Why Stephen Stills’ ‘Manassas’ Remains an Unjustly Hidden Treasure
Split into four individually titled and thematically distinct sides, this wide-ranging double-album set found the former Buffalo Springfield and Crosby, Stills & Nash star Stills at the height of his powers.
He also assembled quite a team for the project, including Chris Hillman of the Byrds, steel guitarist Al Perkins, keyboardist Paul Harris, the late percussionist Joe Lala and two members of Crosby, Stills, Nash & Young's backing band – deceased drummer Dallas Taylor and bassist Calvin "Fuzzy" Samuels.
This expansive group, many of whom performed on Stills' 1971 solo album, explored rock, blues, folk and country along with a generous undercurrent of Latin rhythms through the album's 21 tracks.
Watch Manassas Perform 'Bound to Fall'
Even with all the talent involved, Manassas remains primarily a showcase for Stills' impressive songwriting, guitar playing and singing talents. Highlights include, well, pretty much everything, including the album's opening-side suite of largely interconnected songs ("The Raven"), the absolutely gorgeous folk-rock of "Johnny's Garden" and "How Far," the epic "The Treasure" and the floating, dreamy "Both of Us (Bound to Lose)."

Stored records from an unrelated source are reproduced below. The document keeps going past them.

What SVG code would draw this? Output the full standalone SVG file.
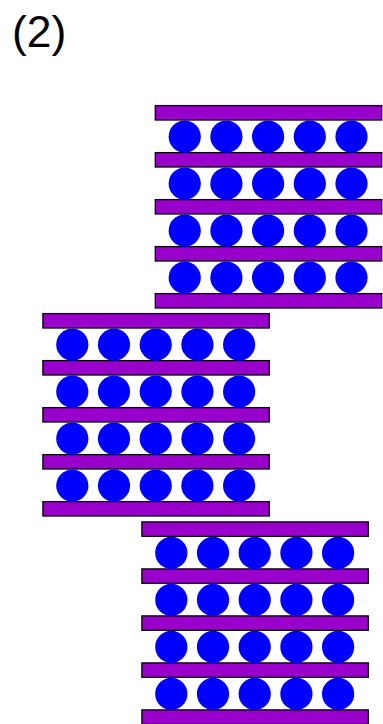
<svg xmlns="http://www.w3.org/2000/svg" xmlns:xlink="http://www.w3.org/1999/xlink" width="383" height="724" viewBox="0 0 383 724">
<style>
.bar{fill:#9900CC;stroke:#000;stroke-width:1.3}
.ball{fill:#0000FF}
.lbl{font-family:"Liberation Sans",Arial,sans-serif;font-size:44.5px;fill:#000}
</style>
<defs>
<g id="stackdef">
<rect class="bar" x="0" y="0" width="226.4" height="14.4"/>
<rect class="bar" x="0" y="47" width="226.4" height="14.4"/>
<rect class="bar" x="0" y="94" width="226.4" height="14.4"/>
<rect class="bar" x="0" y="141" width="226.4" height="14.4"/>
<rect class="bar" x="0" y="188" width="226.4" height="14.4"/>
<g id="row">
<circle class="ball" cx="29.4" cy="31" r="16.1"/>
<circle class="ball" cx="71.1" cy="31" r="16.1"/>
<circle class="ball" cx="112.8" cy="31" r="16.1"/>
<circle class="ball" cx="154.5" cy="31" r="16.1"/>
<circle class="ball" cx="196.2" cy="31" r="16.1"/>
</g>
<use xlink:href="#row" href="#row" y="47"/>
<use xlink:href="#row" href="#row" y="94"/>
<use xlink:href="#row" href="#row" y="141"/>
</g>
</defs>
<text class="lbl" x="12" y="46.5">(2)</text>
<g id="stack-top"><use xlink:href="#stackdef" href="#stackdef" x="155.3" y="105.6"/></g>
<g id="stack-middle"><use xlink:href="#stackdef" href="#stackdef" x="42.9" y="313.6"/></g>
<g id="stack-bottom"><use xlink:href="#stackdef" href="#stackdef" x="141.9" y="521.9"/></g>
</svg>
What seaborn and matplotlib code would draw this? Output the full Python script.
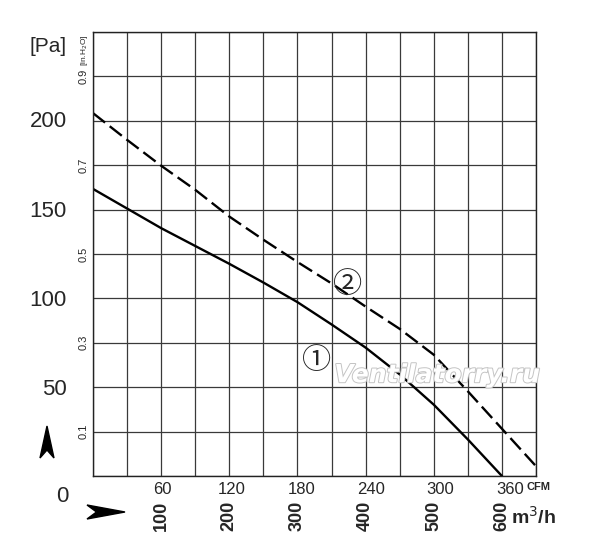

Stills' previous solo records had been met with mixed reaction, but Rolling Stone seemed to speak for many critics and fans of the era when they called Manassas a triumphant comeback: "Most of it has a substantial, honest sound found on too few records these days. All the sounds you hear come from the seven group members."
The review also singled out Hillman for praise, saying his "importance in the success of Manassas and in the comeback of Stills can't be over-stressed. ... He's a masterful musician whether he's playing bass, guitar, or mandolin – and his boyishly pure, uncolored voice can carry a lot of emotional weight."
Manassas returned with a second album, Down the Road, in 1973. But it lacked the magic of this predecessor and the group soon split up as Stills rejoined CSNY for a massive, but ill-fated 1974 tour. A collection of unreleased demos and songs from Manassas called Pieces was released in 2009.